People up north did start cultivating a select few North American plants, like goosefoot and annual marsh elder. Sunflowers, in particular, had all the qualities of a plant that make sense for humans to consume, and they’re the only native American crop that ranks as one of the 50 top foods grown in the world today. But for the most part, people adopted the crops that had already been domesticated to the south: there’s little reason to go through the long, hard labor of developing plants into grain and vegetable-producing machines when it’s possible to obtain extremely productive plants from a neighbor.
Corn, not made in America |
Among the 100 truly native North American foods that Small lists in his book, there’s bilberry and cattail, nettles and blue waxweed, something called buffaloberries (which Business Insider reported in 2013 could be the next superfruit) and buffalo gourd. There's also elder, hawthorne, pokeweed, and the cabbage palmetto, which has a edible part similar to a heart of palm. But when I asked Small if he thought there were any native North American plants that deserved more attention as food than they had gotten, all he came up with, after the caveat that he was a “meat and potatoes” sort of guy, was the prairie turnip (just what it sounds like) and the yampa, another root vegetable.
This is not to say that these plants aren’t good to eat or good for you, just that they don’t cater as readily to human tastes as plants that have been developed to do so. However, there is one genre of truly American food that is broadly popular: berries. North America has given us huckleberries, blackberries, blueberries, and cranberries, along with a number of undomesticated varieties.

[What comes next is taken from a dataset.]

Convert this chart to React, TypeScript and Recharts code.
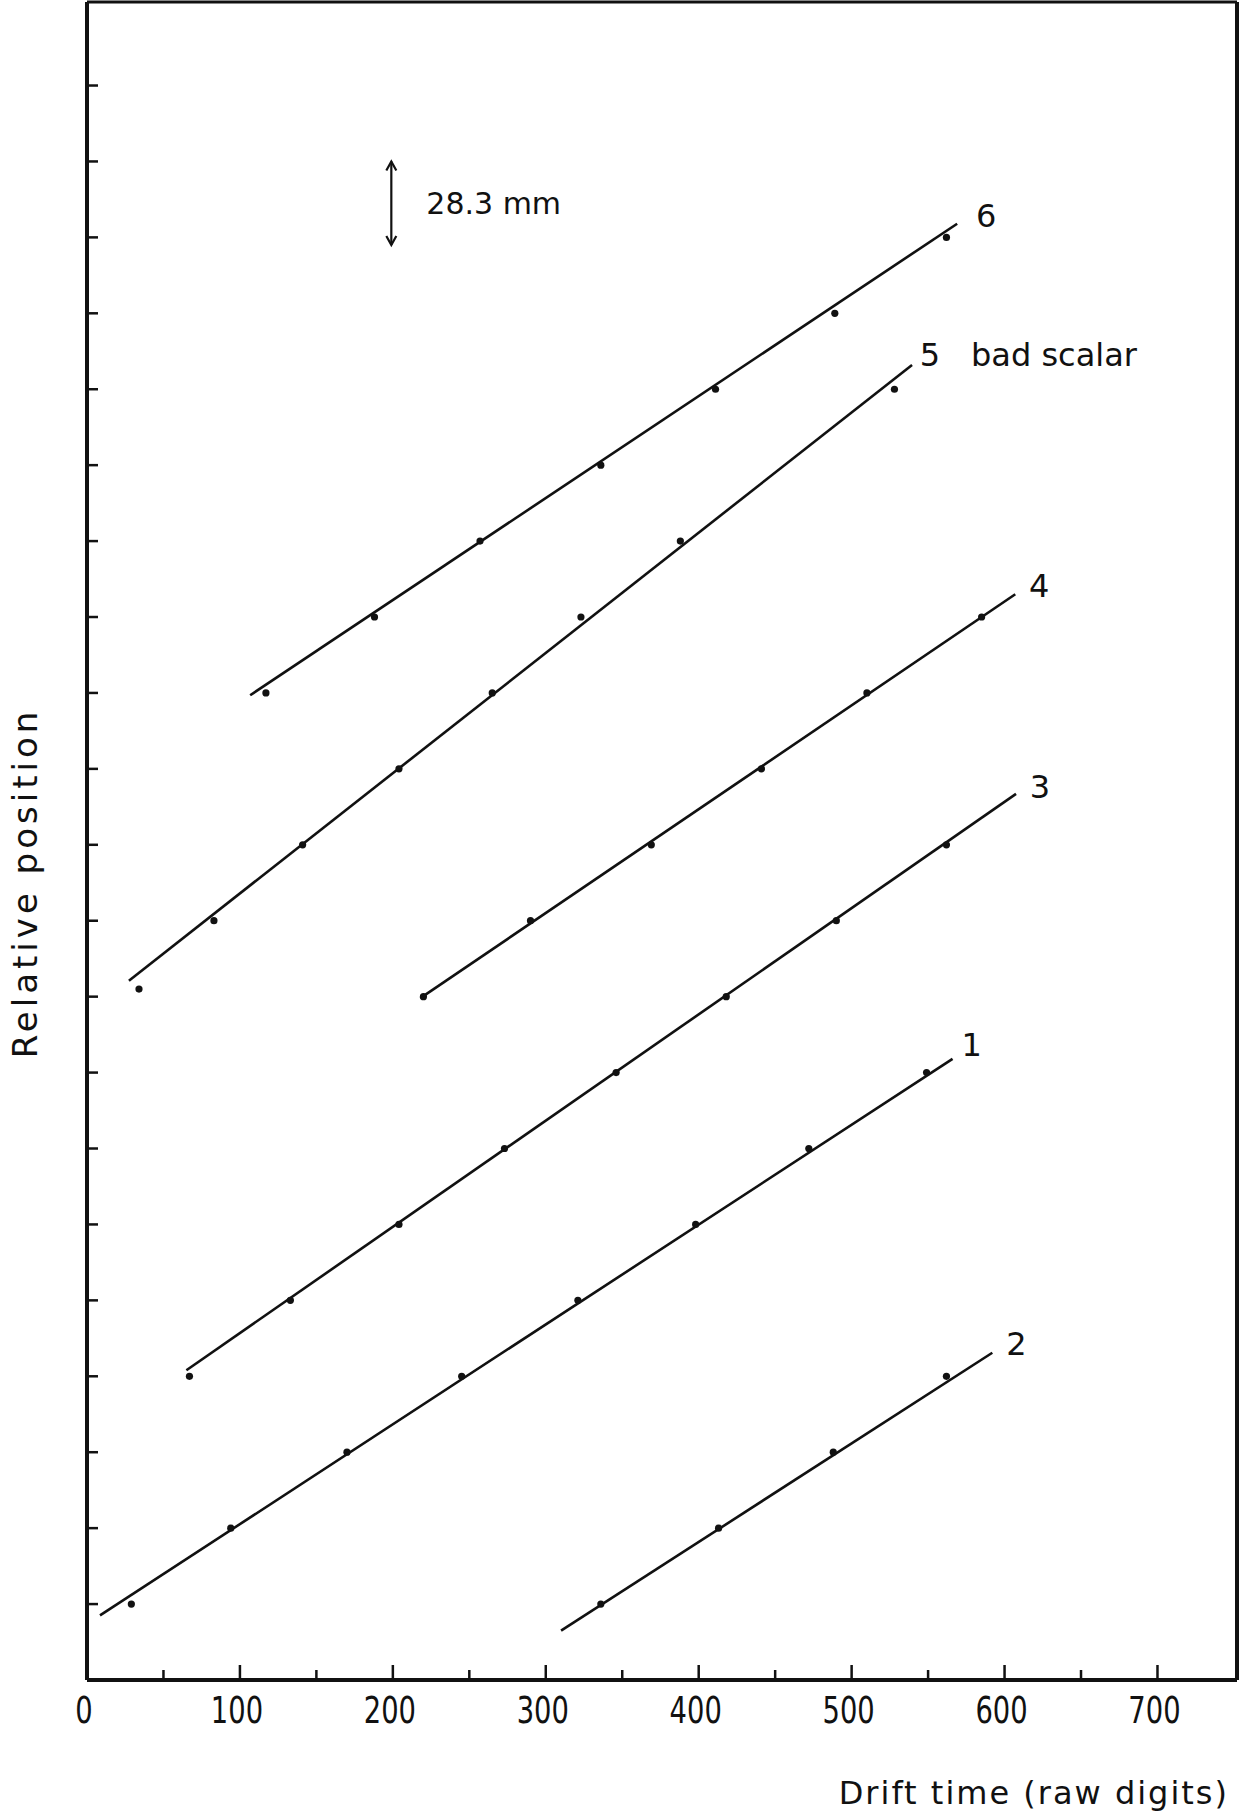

It's not uncommon for countries to have so many native berries. “Pretty well everywhere around the world, there are local fruits and berries, and humans have always turned to them,” says Small. “Sometimes you find a bear competing with you, and it’s pretty awkward. But you can eat fruits everywhere, there’s a tremendous variety.” Berries, after all, are designed to be eaten.
The turkey. Is it American made? |
E ssentially, the only Thanksgiving side dishes that originally came from North America would be cranberry sauce and mashed sunchokes (not exactly a popular side dish, anyway). But what about the centerpiece of the Thanksgiving table, the turkey? Is the turkey out, too?
The turkey is a little bit more complicated. There are two main types of turkeys in the Americas, one native to southern Mexico and one native to northern Mexico and some parts of the United States. There’s some debate about where the turkey was first domesticated. It may have been domesticated first in Mexico, followed by the southwestern United States. But it may also have been domesticated independently, around the same time, in those two places.
There is one strategy to avoid consuming a turkey of foreign origin, though. The eastern part of the U.S. happens to have its own subspecies of turkey, Meleagris gallopavo silvestris, the Eastern wild turkey. So in a Thanksgiving feast of truly American food, among the sunchokes and the cranberries, the turkey can stay—but only if it’s a wild turkey.